In a news release on Tuesday, NASCAR announced that Wallace was suspended for one race for “intentionally wrecking or spinning” Larson’s car and shoving him. Both are violations of Sections 4.3.A and 4.4.C & E, respectively, of the NASCAR Member Code of Conduct.
“Our actions are really specific to what took place on the race track,” NASCAR Chief Operating Officer Steve O’Donnell told SiriusXM Speedway. “And when we look at how that incident occurred, in our minds, really a dangerous act.”
“We thought that was intentional and put other competitors at risk. And as we look at the sport and where we are today and where we want to draw that line going forward, we thought that definitely crossed the line and that’s what we focused on in terms of making this call.”
O’Donnell stressed that the incident was thoroughly reviewed before they made the decision to suspend Wallace. Throughout its history, NASCAR has rarely suspended drivers.
“When we look at drivers historically, it’s been very rare if ever that we suspend drivers, so we don’t take that action lightly,” O’Donnell said. “So we view our penalties from what has to happen at the race track.”
“We’re confident in the decision we made and why we made it.”
“I want to apologize for my actions on Sunday following the on-track incident with Kyle Larson and the No. 5 car. My behavior does not align with the core values that are shared by 23XI Racing and our partners, who have played a crucial role in my incredible journey to the top of this great sport,” Wallace wrote.

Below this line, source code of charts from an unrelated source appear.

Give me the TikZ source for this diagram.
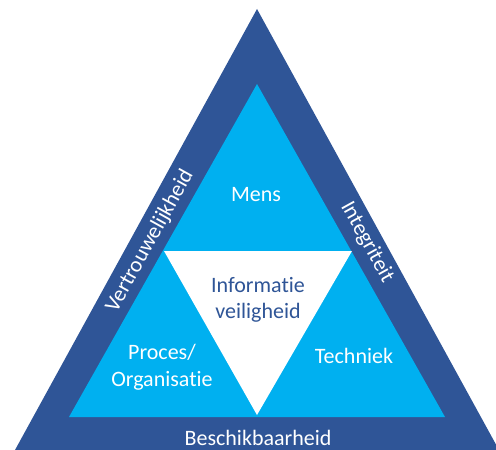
\documentclass[tikz,border=0pt]{standalone}
\usepackage{fontspec}
\setmainfont{Carlito}[Ligatures=NoCommon]
\definecolor{darkband}{HTML}{2F5597}
\definecolor{lightblue}{HTML}{00B0F0}
\begin{document}
\begin{tikzpicture}[x=1bp,y=-1bp,
  lbl/.style={text=white,font=\fontsize{22bp}{26.5bp}\selectfont,align=center,inner sep=0pt},
  centerlbl/.style={text=darkband,font=\fontsize{22bp}{26.5bp}\selectfont,align=center,inner sep=0pt}]
\useasboundingbox (0,0) rectangle (496,450);
\begin{scope}
\clip (0,0) rectangle (496,450);
\fill[darkband] (257,9) -- (499,450) -- (15,450) -- cycle;
\end{scope}
\fill[lightblue] (257,84) -- (445,417) -- (69,417) -- cycle;
\fill[white] (164,251) -- (352,251) -- (257,415) -- cycle;
\node[lbl] (mens) at (256,195) {Mens};
\node[centerlbl] (info) at (258,300) {Informatie\\veiligheid};
\node[lbl] (proces) at (162,367) {Proces/\\Organisatie};
\node[lbl] (tech) at (354,356) {Techniek};
\node[lbl] (besch) at (258,438) {Beschikbaarheid};
\node[lbl,rotate=61] (vert) at (150,241) {Vertrouwelijkheid};
\node[lbl,rotate=-61] (integ) at (367,242) {Integriteit};
\end{tikzpicture}
\end{document}
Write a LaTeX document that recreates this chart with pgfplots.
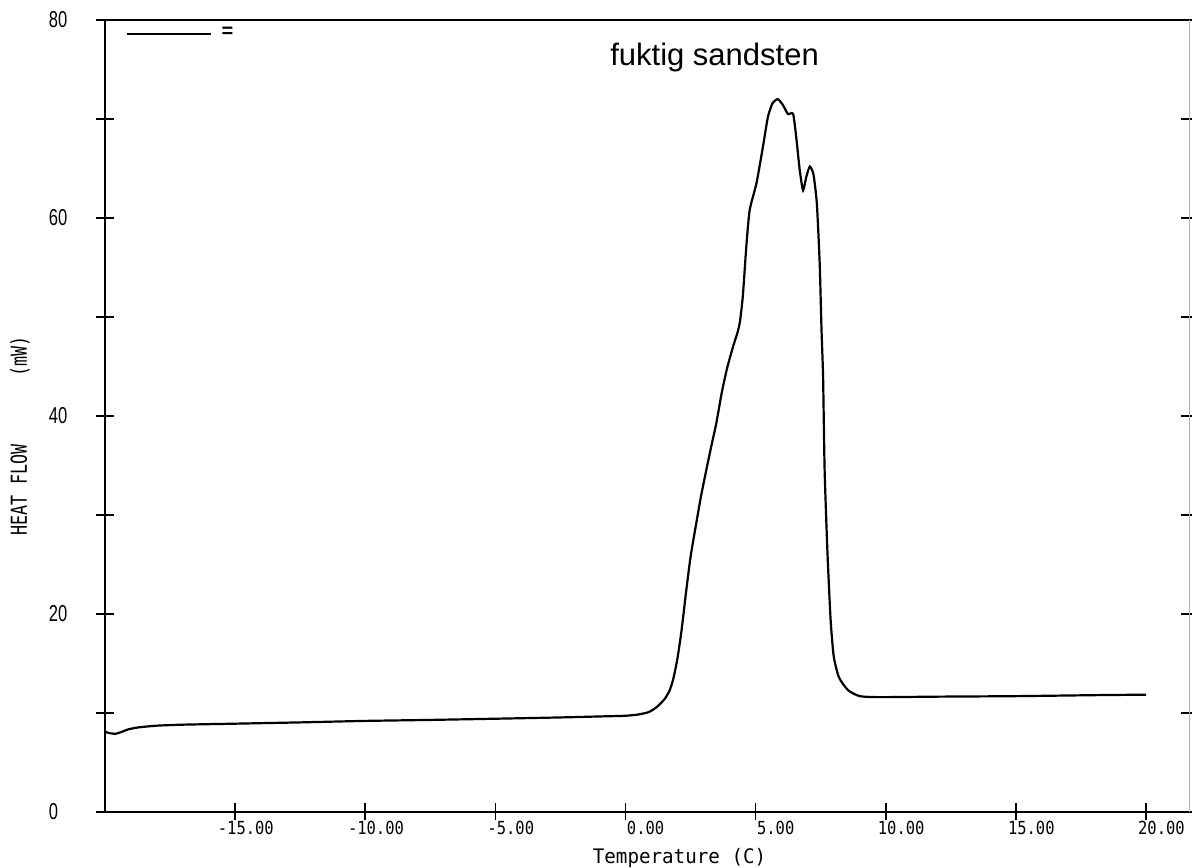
\documentclass[border=0pt]{standalone}
\usepackage{pgfplots}
\pgfplotsset{compat=1.18}
\usepackage{fontspec}
\setmainfont{Liberation Sans}
\newfontfamily\tickmono[FakeStretch=0.86]{DejaVu Sans Mono}
\newfontfamily\labmono[FakeStretch=0.76]{DejaVu Sans Mono}
\newfontfamily\xlabmono[FakeStretch=0.96]{DejaVu Sans Mono}
\newfontfamily\ynum[FakeStretch=0.72]{Liberation Sans}

\pgfplotstableread{
x y
-20.0 8.1
-19.8 7.95
-19.6 7.9
-19.4 8.05
-19.1 8.35
-18.7 8.55
-18.0 8.72
-17.0 8.82
-15.0 8.92
-12.5 9.05
-10.0 9.2
-7.5 9.3
-5.0 9.42
-2.5 9.55
-1.0 9.65
0.0 9.72
0.5 9.85
0.9 10.1
1.2 10.6
1.5 11.4
1.7 12.3
1.85 13.6
2.0 15.6
2.15 18.3
2.33 22.3
2.5 25.8
2.72 29.2
2.9 31.9
3.1 34.5
3.3 37.0
3.49 39.3
3.7 42.4
3.9 44.8
4.13 47.0
4.3 48.4
4.4 49.6
4.51 52.2
4.64 57.1
4.77 60.8
5.03 63.5
5.28 67.2
5.47 70.2
5.65 71.6
5.85 72.0
6.05 71.4
6.24 70.5
6.44 70.5
6.57 67.9
6.69 64.9
6.82 62.8
6.95 64.2
7.08 65.2
7.22 64.4
7.35 61.5
7.46 55.4
7.53 48.7
7.59 44.0
7.65 34.5
7.76 26.1
7.88 19.4
8.0 15.7
8.2 13.6
8.55 12.3
9.0 11.7
9.77 11.6
12.0 11.65
15.0 11.7
18.0 11.8
20.0 11.85
}\heatdata

\begin{document}
\begin{tikzpicture}
\begin{axis}[
  name=ax,
  scale only axis,
  width=542pt, height=396pt,
  xmin=-20, xmax=21.65,
  ymin=0, ymax=80,
  clip=false,
  axis line style={draw=none},
  xtick={-15,-10,...,20},
  xticklabels={{\llap{-1}5.00},{\llap{-1}0.00},{\llap{-}5.00},{0.00},{5.00},{\llap{1}0.00},{\llap{1}5.00},{\llap{2}0.00}},
  xtick pos=bottom,
  ytick={0,10,...,80},
  yticklabels={0,,20,,40,,60,,80},
  ytick pos=both,
  tick align=center,
  major tick length=8.5pt,
  tick style={black, line width=0.8pt},
  xticklabel style={font=\tickmono\fontsize{9}{9}\selectfont, anchor=north west, inner sep=0pt, xshift=0.5pt},
  yticklabel style={font=\ynum\fontsize{11.5}{11.5}\selectfont, anchor=west, inner sep=0pt, xshift=-24pt},
  xlabel={Temperature (C)},
  xlabel style={font=\xlabmono\fontsize{10}{10}\selectfont, at={(axis description cs:0.53,-0.058)}, anchor=center},
  ylabel={HEAT FLOW\hspace{34pt}(mW)},
  ylabel style={font=\labmono\fontsize{11}{11}\selectfont, at={(axis description cs:-0.0785,0.475)}, anchor=center, rotate=0},
  legend style={draw=none, fill=none, at={(axis description cs:0.019,0.982)}, anchor=west, inner sep=0pt, font=\bfseries\fontsize{10}{10}\selectfont},
  legend image code/.code={\draw[black, line width=0.8pt] (0pt,0pt) -- (42pt,0pt);},
]
\addplot[black, line width=1.1pt, smooth, tension=0.35] table[x=x, y=y] {\heatdata};
\addlegendentry{\hspace{3pt}=}
\node[font=\fontsize{15.5}{15.5}\selectfont] at (axis cs:3.42,76.2) {fuktig sandsten};
\end{axis}
\draw[black, line width=1.1pt] (ax.north east) -- (ax.north west) -- (ax.south west) -- (ax.south east);
\draw[black!30, line width=0.5pt] (ax.south east) -- (ax.north east);
\pgfresetboundingbox
\path ([shift={(-52.5pt,-28pt)}]ax.south west) rectangle ([shift={(1.5pt,10pt)}]ax.north east);
\end{tikzpicture}
\end{document}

The 29-year-old also apologized to Christopher Bell, who was also taken out during the crash, as well as NASCAR, Joe Gibbs Racing, Toyota and the fans.
“I compete with immense passion, and with passion at times comes frustration,” he added. “Upon reflecting, I should have represented our partners and core team values better than I did by letting my frustrations follow me outside of the car.”